In fact, Paul says that God is “able to do immeasurably more than all we ask or imagine” (Ephesians 3:20).”
“Although such power might seem frightful, remember that God is good. He can do anything according to His infinite ability, but will do only those things that are consistent with Himself. That’s why He can’t lie, tolerate sin, or save impenitent sinners.” – John MacArthur
As God incarnate, Jesus Christ is omnipotent. His power is seen in the miracles He performed — His numerous healings, the feeding of the five thousand (Mark 6:30-44), calming the storm (Mark 4:37-41), and the ultimate display of power, raising Lazarus and Jairus’s daughter from the dead (John 11:38-44; Mark 5:35-43), an example of His control over life and death.
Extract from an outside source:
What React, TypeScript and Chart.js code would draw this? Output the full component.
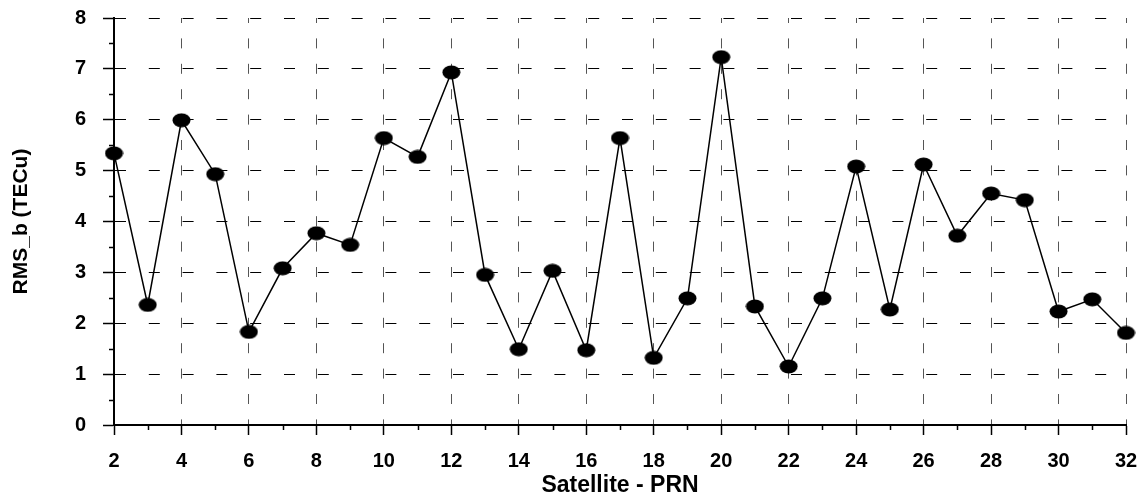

Death is the ultimate reason that Jesus came—to destroy it (1 Corinthians 15:22; Hebrews 2:14) and to bring sinners into a right relationship with God. The Lord Jesus stated clearly that He had power to lay down His life and power to take it up again, a fact that He allegorized when speaking about the temple (John 2:19). He had power to call upon twelve legions of angels to rescue Him during His trial, if needed (Matthew 26:53), yet He offered Himself in humility in place of others (Philippians 2:1-11).
The great mystery is that this power can be shared by believers who are united to God in Jesus Christ. Paul says, “Therefore I will boast all the more gladly about my weaknesses, so that Christ’s power may rest on me” (2 Corinthians 12:9b). God’s power is exalted in us most when our weaknesses are greatest because He “is able to do immeasurably more than all we ask or imagine, according to his power that is at work within us” (Ephesians 3:20).
It is God’s power that continues to hold us in a state of grace despite our sin (2 Timothy 1:12), and by His power we are kept from falling (Jude 24). His power will be proclaimed by all the host of heaven for all eternity (Revelation 19:1).